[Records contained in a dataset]
###

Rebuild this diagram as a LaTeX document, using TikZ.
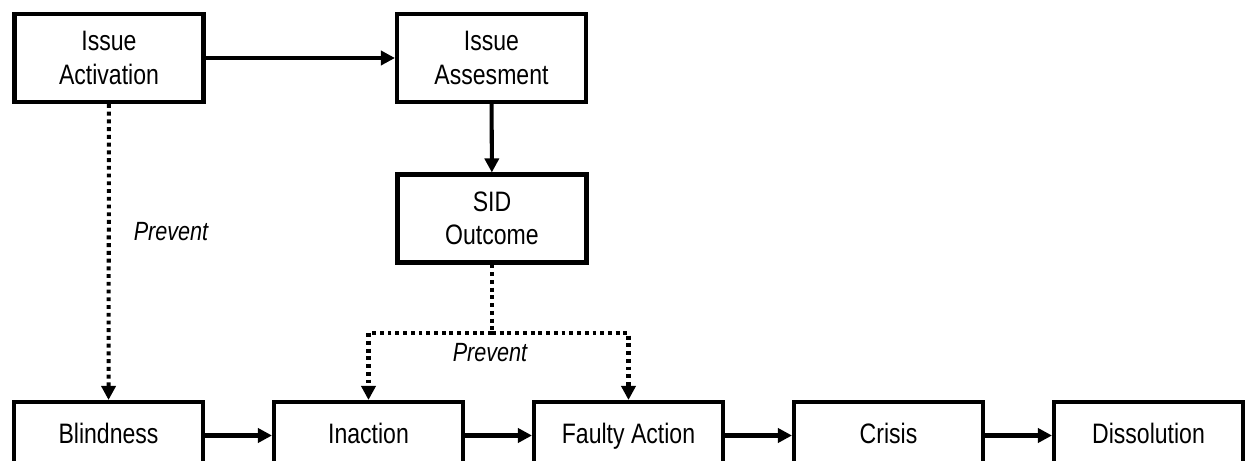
\documentclass[tikz,border=0pt]{standalone}
\usepackage{fontspec}
\setmainfont{Liberation Sans}[FakeStretch=0.82]
\usetikzlibrary{arrows.meta}

\begin{document}
\begin{tikzpicture}[
  box/.style={draw, line width=2.3pt, minimum width=3.78cm, minimum height=1.76cm, align=center, inner sep=0pt, font=\fontsize{16}{19}\selectfont},
  lowbox/.style={box, minimum height=1.34cm, text height=11.5pt, text depth=2.5pt},
  flow/.style={line width=2.3pt, -{Triangle[length=0.28cm,width=0.28cm]}},
  prevent/.style={flow, dash pattern=on 2.2pt off 2.2pt},
  lbl/.style={font=\fontsize{15}{17}\selectfont\itshape}
]
\useasboundingbox (0,0) rectangle (25.02,-9.22);
\node[box] (act) at (2.18,-1.16) {Issue\\Activation};
\node[box] (ass) at (9.83,-1.16) {Issue\\Assesment};
\node[box] (sid) at (9.84,-4.37) {SID\\Outcome};
\foreach \n/\t [count=\i] in {bli/Blindness, ina/Inaction, fau/Faulty Action, cri/Crisis, dis/Dissolution}{
  \node[lowbox] (\n) at ({2.17+5.2*(\i-1)},-8.71) {\t};
}
\draw[flow] (act) -- (ass);
\draw[flow] (ass) -- (sid);
\foreach \a/\b in {bli/ina, ina/fau, fau/cri, cri/dis}{
  \draw[flow] (\a) -- (\b);
}
\coordinate (split) at (sid.south |- 0,-6.66);
\draw[prevent] (act) -- (bli);
\draw[prevent, -] (sid) -- (split);
\draw[prevent] (split) -| (ina.north);
\draw[prevent] (split) -| (fau.north);
\node[lbl] (p1) at (3.42,-4.64) {Prevent};
\node[lbl] (p2) at (9.8,-7.06) {Prevent};
\end{tikzpicture}
\end{document}
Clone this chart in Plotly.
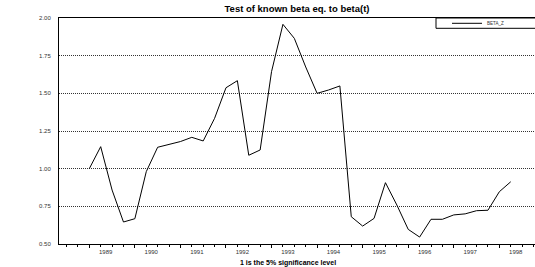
import plotly.graph_objects as go

# Quarterly data, 1988Q4 .. 1998Q1 (index 0 .. 37)
beta_z = [1.00, 1.146, 0.858, 0.646, 0.668, 0.98, 1.142, 1.162, 1.18, 1.208,
          1.184, 1.334, 1.537, 1.584, 1.089, 1.124, 1.644, 1.958, 1.865, 1.675,
          1.50, 1.522, 1.549, 0.681, 0.619, 0.67, 0.907, 0.759, 0.597, 0.546,
          0.664, 0.664, 0.693, 0.70, 0.721, 0.724, 0.847, 0.913]
quarter_index = list(range(len(beta_z)))
year_labels = ["1989", "1990", "1991", "1992", "1993", "1994", "1995", "1996", "1997", "1998"]
year_pos = [1 + 4 * i for i in range(len(year_labels))]
year_edge_pos = [4 * i for i in range(len(year_labels))]
y_ticks = [0.50, 0.75, 1.00, 1.25, 1.50, 1.75, 2.00]

W, H = 535, 267
L, R, T, B = 59, 0, 18, 23
pw, ph = W - L - R, H - T - B
x0_px, step_px = 89.3, 11.39
xr = [(L - x0_px) / step_px, (W - R - x0_px) / step_px]

def px_x(p):
    return (p - L) / pw

def px_y(p):
    return 1 - (p - T) / ph

fig = go.Figure()
fig.add_trace(go.Scatter(x=quarter_index, y=beta_z, mode="lines", name="BETA_Z",
                         line=dict(color="black", width=1)))
fig.add_trace(go.Scatter(x=quarter_index, y=beta_z, mode="lines", xaxis="x2",
                         line=dict(color="rgba(0,0,0,0)", width=0),
                         showlegend=False, hoverinfo="skip"))

axis_font = dict(family="Liberation Sans, Arial, sans-serif", size=6, color="#333")

fig.update_layout(
    width=W, height=H,
    margin=dict(l=L, r=R, t=T, b=B, autoexpand=False),
    paper_bgcolor="white", plot_bgcolor="white",
    font=dict(family="Liberation Sans, Arial, sans-serif", color="black"),
    title=dict(text="<b>Test of known beta eq. to beta(t)</b>", x=0.5, xref="paper",
               y=1 - 9 / H, yref="container", yanchor="middle", xanchor="center",
               font=dict(size=9.5, color="black"), automargin=False),
    xaxis=dict(range=xr, tickmode="array", tickvals=year_edge_pos, showticklabels=False,
               ticks="outside", ticklen=3, tickcolor="black", tickwidth=1,
               minor=dict(tick0=0, dtick=1, ticks="outside", ticklen=2, tickcolor="black"),
               showline=True, linecolor="black", linewidth=1, mirror=True,
               showgrid=False, zeroline=False, fixedrange=True, automargin=False),
    xaxis2=dict(range=xr, overlaying="x", side="bottom", anchor="y",
                tickmode="array", tickvals=year_pos, ticktext=year_labels,
                ticks="", ticklabelshift=5, ticklabelstandoff=3, tickfont=axis_font,
                showline=False, showgrid=False, zeroline=False, fixedrange=True,
                automargin=False),
    yaxis=dict(range=[0.5, 2.0], tickmode="array", tickvals=y_ticks, tickformat=".2f",
               ticks="", tickfont=axis_font, ticklabelstandoff=6,
               showline=True, linecolor="black", linewidth=1, mirror=False,
               showgrid=True, gridcolor="#333", gridwidth=1, griddash="1px,1px",
               zeroline=False, fixedrange=True, automargin=False),
    legend=dict(x=px_x(447), y=px_y(23.3), xanchor="left", yanchor="middle",
                bgcolor="rgba(0,0,0,0)", borderwidth=0, itemwidth=30,
                font=dict(size=4.5, color="#333"), tracegroupgap=0),
    showlegend=True,
    shapes=[dict(type="rect", xref="paper", yref="paper",
                 x0=px_x(436), x1=px_x(545), y0=px_y(28.3), y1=1,
                 line=dict(color="black", width=1), fillcolor="rgba(0,0,0,0)")],
    annotations=[dict(text="<b>1 is the 5% significance level</b>", xref="paper", yref="paper",
                      x=px_x(288), y=px_y(263), xanchor="center", yanchor="middle",
                      showarrow=False, font=dict(size=7, color="black"))],
)

fig.write_html("out.html", config={"displayModeBar": False},
               post_script="document.body.style.margin='0';document.body.style.overflow='hidden';")
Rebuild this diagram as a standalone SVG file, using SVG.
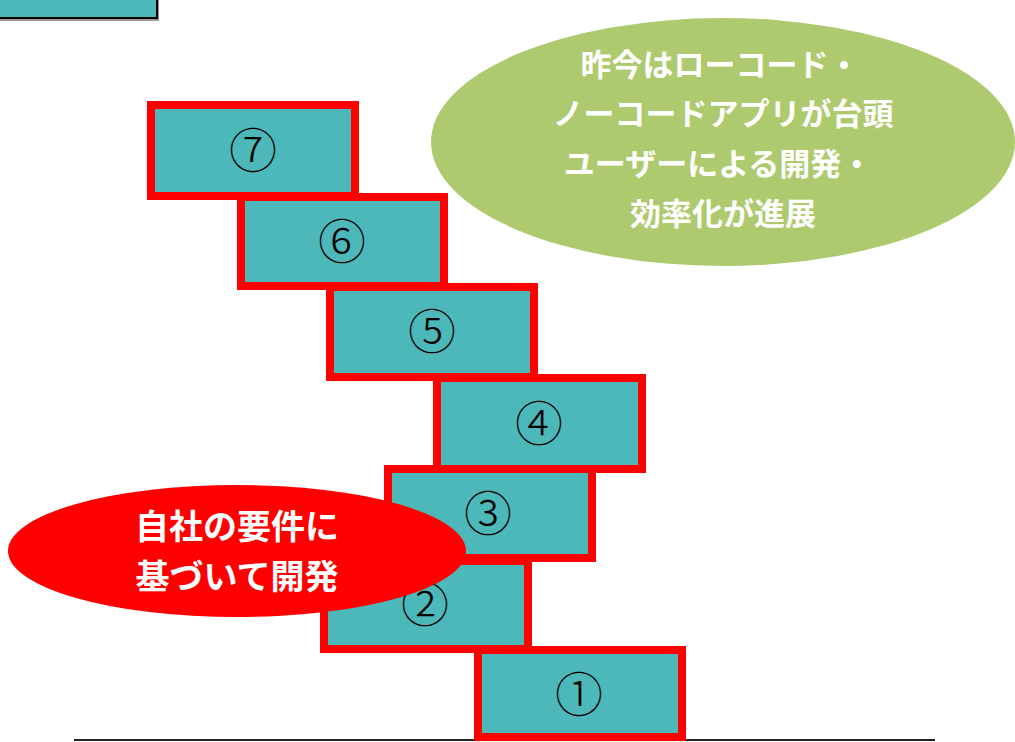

###

■ Exercise ■
Omit the pictures, then output the rest of the listing exactly.

■ Problem solution ■
Rebuild this diagram as a LaTeX document, using TikZ.
\documentclass[tikz,border=0pt]{standalone}
\usepackage{fontspec}
\setmainfont{Liberation Sans}[FakeStretch=0.82]
\usetikzlibrary{arrows.meta}

\begin{document}
\begin{tikzpicture}[
  box/.style={draw, line width=2.3pt, minimum width=3.78cm, minimum height=1.76cm, align=center, inner sep=0pt, font=\fontsize{16}{19}\selectfont},
  lowbox/.style={box, minimum height=1.34cm, text height=11.5pt, text depth=2.5pt},
  flow/.style={line width=2.3pt, -{Triangle[length=0.28cm,width=0.28cm]}},
  prevent/.style={flow, dash pattern=on 2.2pt off 2.2pt},
  lbl/.style={font=\fontsize{15}{17}\selectfont\itshape}
]
\useasboundingbox (0,0) rectangle (25.02,-9.22);
\node[box] (act) at (2.18,-1.16) {Issue\\Activation};
\node[box] (ass) at (9.83,-1.16) {Issue\\Assesment};
\node[box] (sid) at (9.84,-4.37) {SID\\Outcome};
\foreach \n/\t [count=\i] in {bli/Blindness, ina/Inaction, fau/Faulty Action, cri/Crisis, dis/Dissolution}{
  \node[lowbox] (\n) at ({2.17+5.2*(\i-1)},-8.71) {\t};
}
\draw[flow] (act) -- (ass);
\draw[flow] (ass) -- (sid);
\foreach \a/\b in {bli/ina, ina/fau, fau/cri, cri/dis}{
  \draw[flow] (\a) -- (\b);
}
\coordinate (split) at (sid.south |- 0,-6.66);
\draw[prevent] (act) -- (bli);
\draw[prevent, -] (sid) -- (split);
\draw[prevent] (split) -| (ina.north);
\draw[prevent] (split) -| (fau.north);
\node[lbl] (p1) at (3.42,-4.64) {Prevent};
\node[lbl] (p2) at (9.8,-7.06) {Prevent};
\end{tikzpicture}
\end{document}
Clone this chart in Plotly.
import plotly.graph_objects as go

# Quarterly data, 1988Q4 .. 1998Q1 (index 0 .. 37)
beta_z = [1.00, 1.146, 0.858, 0.646, 0.668, 0.98, 1.142, 1.162, 1.18, 1.208,
          1.184, 1.334, 1.537, 1.584, 1.089, 1.124, 1.644, 1.958, 1.865, 1.675,
          1.50, 1.522, 1.549, 0.681, 0.619, 0.67, 0.907, 0.759, 0.597, 0.546,
          0.664, 0.664, 0.693, 0.70, 0.721, 0.724, 0.847, 0.913]
quarter_index = list(range(len(beta_z)))
year_labels = ["1989", "1990", "1991", "1992", "1993", "1994", "1995", "1996", "1997", "1998"]
year_pos = [1 + 4 * i for i in range(len(year_labels))]
year_edge_pos = [4 * i for i in range(len(year_labels))]
y_ticks = [0.50, 0.75, 1.00, 1.25, 1.50, 1.75, 2.00]

W, H = 535, 267
L, R, T, B = 59, 0, 18, 23
pw, ph = W - L - R, H - T - B
x0_px, step_px = 89.3, 11.39
xr = [(L - x0_px) / step_px, (W - R - x0_px) / step_px]

def px_x(p):
    return (p - L) / pw

def px_y(p):
    return 1 - (p - T) / ph

fig = go.Figure()
fig.add_trace(go.Scatter(x=quarter_index, y=beta_z, mode="lines", name="BETA_Z",
                         line=dict(color="black", width=1)))
fig.add_trace(go.Scatter(x=quarter_index, y=beta_z, mode="lines", xaxis="x2",
                         line=dict(color="rgba(0,0,0,0)", width=0),
                         showlegend=False, hoverinfo="skip"))

axis_font = dict(family="Liberation Sans, Arial, sans-serif", size=6, color="#333")

fig.update_layout(
    width=W, height=H,
    margin=dict(l=L, r=R, t=T, b=B, autoexpand=False),
    paper_bgcolor="white", plot_bgcolor="white",
    font=dict(family="Liberation Sans, Arial, sans-serif", color="black"),
    title=dict(text="<b>Test of known beta eq. to beta(t)</b>", x=0.5, xref="paper",
               y=1 - 9 / H, yref="container", yanchor="middle", xanchor="center",
               font=dict(size=9.5, color="black"), automargin=False),
    xaxis=dict(range=xr, tickmode="array", tickvals=year_edge_pos, showticklabels=False,
               ticks="outside", ticklen=3, tickcolor="black", tickwidth=1,
               minor=dict(tick0=0, dtick=1, ticks="outside", ticklen=2, tickcolor="black"),
               showline=True, linecolor="black", linewidth=1, mirror=True,
               showgrid=False, zeroline=False, fixedrange=True, automargin=False),
    xaxis2=dict(range=xr, overlaying="x", side="bottom", anchor="y",
                tickmode="array", tickvals=year_pos, ticktext=year_labels,
                ticks="", ticklabelshift=5, ticklabelstandoff=3, tickfont=axis_font,
                showline=False, showgrid=False, zeroline=False, fixedrange=True,
                automargin=False),
    yaxis=dict(range=[0.5, 2.0], tickmode="array", tickvals=y_ticks, tickformat=".2f",
               ticks="", tickfont=axis_font, ticklabelstandoff=6,
               showline=True, linecolor="black", linewidth=1, mirror=False,
               showgrid=True, gridcolor="#333", gridwidth=1, griddash="1px,1px",
               zeroline=False, fixedrange=True, automargin=False),
    legend=dict(x=px_x(447), y=px_y(23.3), xanchor="left", yanchor="middle",
                bgcolor="rgba(0,0,0,0)", borderwidth=0, itemwidth=30,
                font=dict(size=4.5, color="#333"), tracegroupgap=0),
    showlegend=True,
    shapes=[dict(type="rect", xref="paper", yref="paper",
                 x0=px_x(436), x1=px_x(545), y0=px_y(28.3), y1=1,
                 line=dict(color="black", width=1), fillcolor="rgba(0,0,0,0)")],
    annotations=[dict(text="<b>1 is the 5% significance level</b>", xref="paper", yref="paper",
                      x=px_x(288), y=px_y(263), xanchor="center", yanchor="middle",
                      showarrow=False, font=dict(size=7, color="black"))],
)

fig.write_html("out.html", config={"displayModeBar": False},
               post_script="document.body.style.margin='0';document.body.style.overflow='hidden';")
Rebuild this diagram as a standalone SVG file, using SVG.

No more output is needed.